Continuing its recent trend of limiting – rather than expanding – the availability of public policy wrongful discharge claims, the Ohio Supreme Court earlier this year clarified what the phrase “clear public policy” means.  Although the Court’s latest pronouncement on this topic may not stem the tide of public policy claims employers face, it nonetheless provides another means of defense against them.

In Dohme v. Eurand Am., Inc., the company’s facilities administrator sued the company claiming that the termination of his employment violated public policy.  The company, on the other hand, claimed that it terminated the facilities administrator’s employment due to his insubordination.  In particular, the company sent an e-mail to all employees in advance of an insurance adjuster’s inspection that alerted employees that the facility would be inspected and that only certain employees of the company were to have contact with the adjuster.  The facilities administrator was not one of the designated employees.  Nonetheless, the facilities administrator told the adjuster that “he might want to find out what happened with” a fire inspection report allegedly removed from the company’s computer system.  After learning of the facilities administrator’s communication with the adjuster, the company terminated the facility administrator’s employment.

In his lawsuit, the facilities administrator purported to identify a clear public policy favoring fire safety in the workplace.  He did not, however, specify any particular provision of law on which he based his public policy wrongful discharge claim.  The Ohio Supreme Court concluded that the facility administrator’s claim failed due to his failure “to articulate, by citation to its source, a specific public policy that [the company] violated when it discharged him.”  In so doing, the Court rejected the lower court’s attempt to fill in that gap in the facilities administrator’s claim, noting that “[t]here may be valid reasons for a plaintiff’s failure to identify and assert a specific public policy or a specific source for that public policy.”  (Although we would not presume to speak for the Court, one such reason for a plaintiff to fail to identify a specific source for a public policy claim may be that, where a statute, for instance, already provides an adequate remedy for the harm claimed, piggyback public policy claims fail as a matter of law.)  The Court therefore determined that the company was entitled to judgment in its favor on the public policy claim.

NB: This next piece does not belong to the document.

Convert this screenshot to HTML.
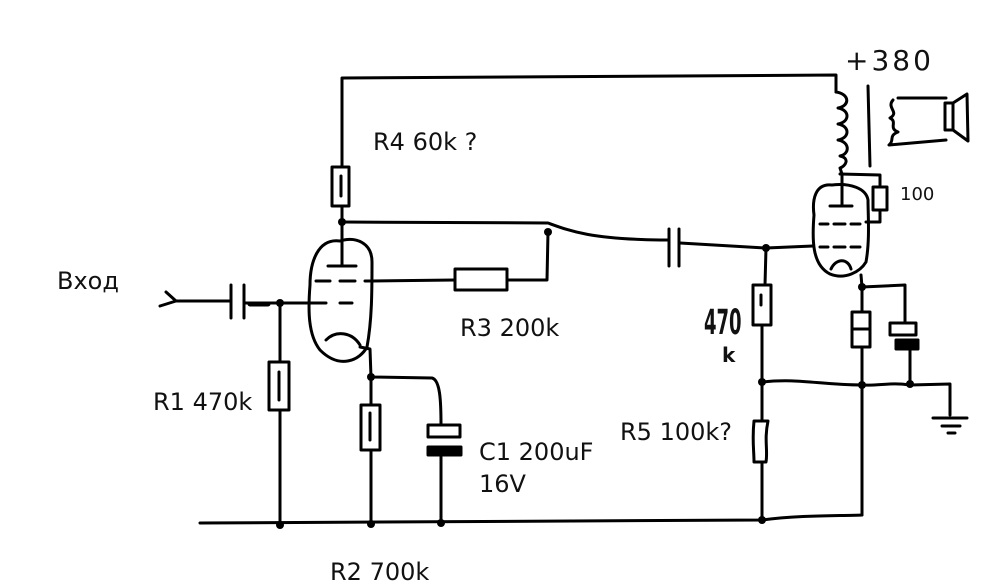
<!DOCTYPE html>
<html><head><meta charset="utf-8"><style>
html,body{margin:0;padding:0;background:#fff;}
svg{display:block;}
text{font-family:"DejaVu Sans","Liberation Sans",sans-serif;fill:#111;}
</style></head><body>
<svg width="1000" height="588" viewBox="0 0 1000 588" xmlns="http://www.w3.org/2000/svg">
<g fill="none" stroke="#000" stroke-width="3" stroke-linecap="round" stroke-linejoin="round">
<path d="M342 167 L342 78 L836 75 L836 92"/>
<path d="M836 92 C850 94 850 106 838 108 C850 110 850 122 838 124 C850 126 850 138 838 140 C850 142 850 154 840 156 C850 158 846 166 840 168 L842 174"/>
<path d="M868 86 L870 166"/>
<path d="M898 98 L946 98 M893 100 C886 108 900 112 890 118 C898 122 888 128 898 132 C888 136 895 140 889 145 L946 140"/>
<rect x="945" y="103" width="8" height="27"/>
<path d="M953 103 L967 94 L968 141 L953 130"/>
<path d="M840 174 L880 175 L880 187"/>
<rect x="873" y="187" width="14" height="23"/>
<path d="M880 210 L880 222 L866 222"/>
<path d="M832 185 C815 183 812 200 814 215 C812 240 812 265 830 274 C845 280 860 272 866 262 C870 240 868 215 868 200 C866 188 850 183 832 185 Z"/>
<path d="M842 174 L842 205 M830 206 L852 206"/>
<path d="M820 224 L828 224 M834 224 L845 224 M851 224 L860 224 M820 247 L828 247 M834 247 L845 247 M851 247 L860 247"/>
<path d="M831 269 C836 258 848 258 851 269"/>
<path d="M766 248 L813 246"/>
<path d="M861 275 L862 287 L905 285 L905 323"/>
<rect x="890" y="323" width="26" height="12"/>
<rect x="896" y="340" width="22" height="9" fill="#000"/>
<path d="M910 349 L910 385"/>
<rect x="852" y="312" width="18" height="35"/>
<path d="M852 329 L870 329 M862 287 L862 312 M862 347 L862 515"/>
<path d="M762 382 C800 378 820 385 862 385 C880 386 890 382 910 385 L950 384 L950 415"/>
<path d="M933 418 L967 418 M942 426 L960 426 M948 433 L955 433"/>
<rect x="332" y="167" width="17" height="39"/>
<path d="M341 176 L341 196"/>
<path d="M342 206 L342 266 M328 266 L356 266"/>
<path d="M342 222 L548 223 C570 231 590 239 660 240 M660 240 L668 240 M680 243 L766 248"/>
<path d="M669 229 L669 266 M679 229 L679 266"/>
<path d="M340 241 C318 238 310 262 310 285 C308 310 308 335 320 350 C340 370 360 360 367 347 C372 320 372 290 372 262 C372 243 356 236 340 241 Z"/>
<path d="M316 281 L330 281 M340 281 L355 281 M365 281 L370 281 M320 303 L326 303 M340 303 L352 303"/>
<path d="M326 340 C336 330 352 332 360 345"/>
<path d="M372 281 L455 280"/>
<rect x="455" y="269" width="52" height="21"/>
<path d="M507 280 L547 280 L548 232"/>
<path d="M160 306 L176 301 L166 292 M176 301 L231 301"/>
<path d="M231 285 L231 318 M244 285 L244 318"/>
<path d="M245 303 L320 303" />
<path d="M250 304 L268 304" stroke-width="5"/>
<path d="M280 303 L280 362"/>
<rect x="269" y="362" width="20" height="48"/>
<path d="M279 372 L279 400 M280 410 L280 525"/>
<path d="M360 347 L370 349 L371 377 L432 378 C440 380 441 400 441 425"/>
<rect x="428" y="425" width="32" height="12"/>
<rect x="428" y="447" width="33" height="8" fill="#000"/>
<path d="M441 455 L441 525"/>
<rect x="361" y="405" width="19" height="45"/>
<path d="M370 413 L370 440 M371 377 L371 405 M371 450 L371 525"/>
<path d="M766 248 L765 285"/>
<rect x="753" y="285" width="18" height="40"/>
<path d="M761 295 L761 305 M762 325 L762 420"/>
<path d="M754 421 C752 440 754 450 754 462 L766 462 C768 450 764 440 768 421 Z"/>
<path d="M762 462 L762 520"/>
<path d="M200 523 L762 520 C800 515 840 516 862 515"/>
</g>
<g fill="#000">
<circle cx="342" cy="222" r="4"/><circle cx="548" cy="232" r="4"/><circle cx="766" cy="248" r="4"/>
<circle cx="280" cy="303" r="4"/><circle cx="371" cy="377" r="4"/><circle cx="762" cy="382" r="4"/>
<circle cx="862" cy="287" r="4"/><circle cx="862" cy="385" r="4"/><circle cx="910" cy="384" r="4"/>
<circle cx="280" cy="525" r="4"/><circle cx="371" cy="524" r="4"/><circle cx="441" cy="523" r="4"/><circle cx="762" cy="520" r="4"/>
</g>
<g font-size="24">
<text x="57" y="289">Вход</text>
<text x="373" y="150">R4 60k ?</text>
<text x="460" y="336">R3 200k</text>
<text x="153" y="410">R1 470k</text>
<text x="479" y="460">C1 200uF</text>
<text x="479" y="492">16V</text>
<text x="620" y="440">R5 100k?</text>
<text x="330" y="580">R2 700k</text>
</g>
<text x="0" y="0" font-size="30" font-weight="bold" transform="translate(704,334) scale(0.6,1.15)">470</text>
<text x="722" y="362" font-size="20" font-weight="bold">k</text>
<text x="845" y="70" font-size="28" letter-spacing="3">+380</text>
<text x="900" y="200" font-size="18">100</text>
</svg>
</body></html>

So what does this decision mean for employers?  At a minimum, it gives employers a defense against amorphous statements of public policy that are nearly impossible to defend against – the “public policy” against lying, for example.  In addition, by forcing plaintiffs to specifically identify their public policy source, the decision allows employers to evaluate whether the claim is subject to dismissal on some other legal ground, such as the availability of an adequate statutory remedy or a plaintiff’s failure to satisfy procedural prerequisites for bringing the claim.  In any event, the decision helps employers avoid further erosion of the employment-at-will doctrine by the so-called public policy exception.